The video has been re-posted and viewed on social media like Tik Tok, despite the company's attempts to take it down.
Monday night it was intentionally broadcast in a Tempe Zoom meeting regarding teen suicide, by a group that infiltrated the meeting.
"We were all kinds of shocked and stunned," said Armando Montero.
Montero, 19, is running to be a board member with the Tempe Union High School District.
"I'm mainly [running] around the issue of mental health and suicide prevention. After going through a lot of my own struggles in high school, and losing a close friend my sophomore year," he said.
On Monday, the ASU sophomore was on a Zoom call with the group Parents for Suicide Prevention. They were fundraising for the young candidate and discussing stigma, awareness, and resources.
"It was going well. Everything was going great," said Amanda Steele, who has a child in the district.
Steele and other parents were quicky shocked, saddened and scarred when a group of about seven unidentified individuals Zoom-bombed the meeting and broadcast a video of a man dying by suicide.
"We didn’t think much of it. They were kind of there, not making much noise. About halfway through the event someone shared their screen, and it was the video that is being spread around the internet of an individual taking his own life on camera," said Montero. "We tried to get them out of the zoom meeting as quickly as possible. But the other individuals on the call began to unmute and say they wanted to commit suicide themselves."
"What I witnessed was horrifying," said Steele. "And something no one wants to witness."
"We were all kind of shocked and stunned," said Montero. "It’s something that’s going to be ingrained in my mind for a while. I didn’t get much sleep last night because it something that’s hard to forget."
"It made his way into a meeting in Tempe. So, it’s not going to go away," said Nikki Kontz, Clinical Director for Teen Lifeline.
"On Sunday night, clips of a suicide that had originally been livestreamed on Facebook circulated on other platforms, including TikTok," wrote a TikTok Spokesperson in an email to ABC15.
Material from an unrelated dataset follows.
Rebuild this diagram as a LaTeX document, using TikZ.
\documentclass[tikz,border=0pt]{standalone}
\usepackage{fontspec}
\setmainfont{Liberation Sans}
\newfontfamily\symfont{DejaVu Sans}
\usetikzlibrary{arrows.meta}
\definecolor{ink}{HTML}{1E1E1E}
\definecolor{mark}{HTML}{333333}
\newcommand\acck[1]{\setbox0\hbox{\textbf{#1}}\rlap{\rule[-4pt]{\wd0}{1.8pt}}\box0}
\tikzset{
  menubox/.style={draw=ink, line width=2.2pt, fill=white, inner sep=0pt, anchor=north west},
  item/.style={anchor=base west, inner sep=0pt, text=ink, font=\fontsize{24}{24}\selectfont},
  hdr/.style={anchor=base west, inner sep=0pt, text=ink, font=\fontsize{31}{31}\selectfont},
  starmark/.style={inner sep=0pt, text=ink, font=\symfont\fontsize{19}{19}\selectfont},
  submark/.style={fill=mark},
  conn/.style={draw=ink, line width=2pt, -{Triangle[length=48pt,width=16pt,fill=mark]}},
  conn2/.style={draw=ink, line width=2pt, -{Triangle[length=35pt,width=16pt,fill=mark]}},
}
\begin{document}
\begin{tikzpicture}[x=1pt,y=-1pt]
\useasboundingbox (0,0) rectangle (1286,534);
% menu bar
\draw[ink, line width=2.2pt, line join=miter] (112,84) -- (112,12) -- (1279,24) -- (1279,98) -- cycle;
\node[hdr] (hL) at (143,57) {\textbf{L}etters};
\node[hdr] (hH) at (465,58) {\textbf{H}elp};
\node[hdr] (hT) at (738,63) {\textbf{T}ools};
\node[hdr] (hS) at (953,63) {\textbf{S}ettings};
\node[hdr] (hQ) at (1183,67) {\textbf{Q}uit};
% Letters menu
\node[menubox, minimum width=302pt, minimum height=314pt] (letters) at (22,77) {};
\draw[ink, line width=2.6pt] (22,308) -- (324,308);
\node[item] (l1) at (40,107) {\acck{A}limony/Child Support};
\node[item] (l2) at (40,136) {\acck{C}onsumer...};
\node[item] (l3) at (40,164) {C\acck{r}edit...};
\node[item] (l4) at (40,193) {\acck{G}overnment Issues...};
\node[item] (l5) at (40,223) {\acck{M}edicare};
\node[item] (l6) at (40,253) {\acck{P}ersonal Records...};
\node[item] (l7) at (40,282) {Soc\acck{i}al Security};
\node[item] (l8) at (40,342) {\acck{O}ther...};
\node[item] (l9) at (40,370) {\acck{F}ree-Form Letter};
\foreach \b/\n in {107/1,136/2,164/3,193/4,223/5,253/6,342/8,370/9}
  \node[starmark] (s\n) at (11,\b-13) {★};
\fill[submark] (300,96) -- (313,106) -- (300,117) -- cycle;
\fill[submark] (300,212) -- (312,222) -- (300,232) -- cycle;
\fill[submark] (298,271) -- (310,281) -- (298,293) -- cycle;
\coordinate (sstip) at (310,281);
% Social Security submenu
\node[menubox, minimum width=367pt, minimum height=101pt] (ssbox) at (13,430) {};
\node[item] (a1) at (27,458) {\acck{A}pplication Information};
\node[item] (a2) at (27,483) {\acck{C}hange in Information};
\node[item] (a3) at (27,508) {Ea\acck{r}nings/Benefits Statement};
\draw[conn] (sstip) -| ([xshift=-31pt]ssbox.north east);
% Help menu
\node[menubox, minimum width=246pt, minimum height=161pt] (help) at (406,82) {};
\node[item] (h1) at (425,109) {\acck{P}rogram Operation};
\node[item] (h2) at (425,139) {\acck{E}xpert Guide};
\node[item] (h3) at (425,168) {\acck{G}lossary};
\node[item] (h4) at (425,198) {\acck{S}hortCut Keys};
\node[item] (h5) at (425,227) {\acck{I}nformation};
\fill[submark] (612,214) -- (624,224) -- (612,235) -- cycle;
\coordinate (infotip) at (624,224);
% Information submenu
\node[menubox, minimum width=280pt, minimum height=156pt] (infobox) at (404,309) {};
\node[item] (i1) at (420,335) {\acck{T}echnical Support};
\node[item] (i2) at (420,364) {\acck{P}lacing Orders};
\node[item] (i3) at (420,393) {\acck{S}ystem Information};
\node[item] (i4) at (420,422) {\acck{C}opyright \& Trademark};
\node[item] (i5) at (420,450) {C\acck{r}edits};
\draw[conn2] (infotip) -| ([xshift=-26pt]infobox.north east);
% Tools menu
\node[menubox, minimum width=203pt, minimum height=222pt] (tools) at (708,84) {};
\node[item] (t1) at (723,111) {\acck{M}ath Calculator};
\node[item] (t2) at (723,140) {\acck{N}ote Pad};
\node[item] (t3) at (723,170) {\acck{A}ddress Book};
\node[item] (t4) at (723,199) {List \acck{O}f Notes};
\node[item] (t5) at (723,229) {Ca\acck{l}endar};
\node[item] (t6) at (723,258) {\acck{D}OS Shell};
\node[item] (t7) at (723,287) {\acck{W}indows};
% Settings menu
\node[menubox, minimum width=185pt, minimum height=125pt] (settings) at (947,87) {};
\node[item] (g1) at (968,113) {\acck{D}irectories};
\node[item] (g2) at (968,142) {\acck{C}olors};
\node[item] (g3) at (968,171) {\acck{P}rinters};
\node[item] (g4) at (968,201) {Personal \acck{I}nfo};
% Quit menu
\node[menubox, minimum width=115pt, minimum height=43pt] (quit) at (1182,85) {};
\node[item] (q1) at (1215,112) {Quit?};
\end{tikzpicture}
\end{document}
Countless teens have watched the video - sometimes unknowingly.
"People are finding ways, unfortunately, to mask video," said Montero, referring to a bait-and-switch tactic where the video is hidden in between other clips.
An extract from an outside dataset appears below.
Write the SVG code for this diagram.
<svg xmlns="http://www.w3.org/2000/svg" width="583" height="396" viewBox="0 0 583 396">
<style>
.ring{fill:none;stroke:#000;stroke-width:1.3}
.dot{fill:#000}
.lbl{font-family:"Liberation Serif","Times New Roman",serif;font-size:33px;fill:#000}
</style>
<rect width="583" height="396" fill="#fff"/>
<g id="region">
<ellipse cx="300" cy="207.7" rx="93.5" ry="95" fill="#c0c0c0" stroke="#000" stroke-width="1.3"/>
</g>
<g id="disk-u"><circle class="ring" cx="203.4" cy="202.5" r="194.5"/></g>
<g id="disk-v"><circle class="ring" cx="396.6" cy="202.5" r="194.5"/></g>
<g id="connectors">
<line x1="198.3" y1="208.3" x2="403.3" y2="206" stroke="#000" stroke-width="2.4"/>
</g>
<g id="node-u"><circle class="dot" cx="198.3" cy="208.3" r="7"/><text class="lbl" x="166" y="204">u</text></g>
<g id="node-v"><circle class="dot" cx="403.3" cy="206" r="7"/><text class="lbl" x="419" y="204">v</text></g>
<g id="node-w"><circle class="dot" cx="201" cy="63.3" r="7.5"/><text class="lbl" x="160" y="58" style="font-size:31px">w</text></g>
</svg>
"We very much worry about the contagion factor of that," said Kontz.
Kontz said it is important for parents to discuss the topic with their kids in a proactive, empathetic way.
"Be open and honest and ask, ‘Have you ever had thoughts like this before?,'" she said. "[Kids may] feel connection if they’re hurting and something like this happens. They are like, someone else out there felt, or feels, the way I do. The danger is that is it shows an example."
There is still some stigma around mental health, but Armando and others are trying to ensure the video's ripple effect is not harm, but more conversation and care.
"I think that every doctor, school, parent, and family member should be talking about it," said Steele.
That starts with talking to loved ones, family and friends and saying, 'If you need anything, I am here,'" said Montero. "It’s OK not to feel OK...to not always be happy and joyful."
Tik Tok tells ABC15 they are actively working to take down the video if it is posted and "banning accounts that repeatedly try to upload clips."
"If anyone in our community is struggling with thoughts of suicide or concerned about someone who is, we encourage them to seek support, and we provide access to hotlines directly from our app and in our Safety Center.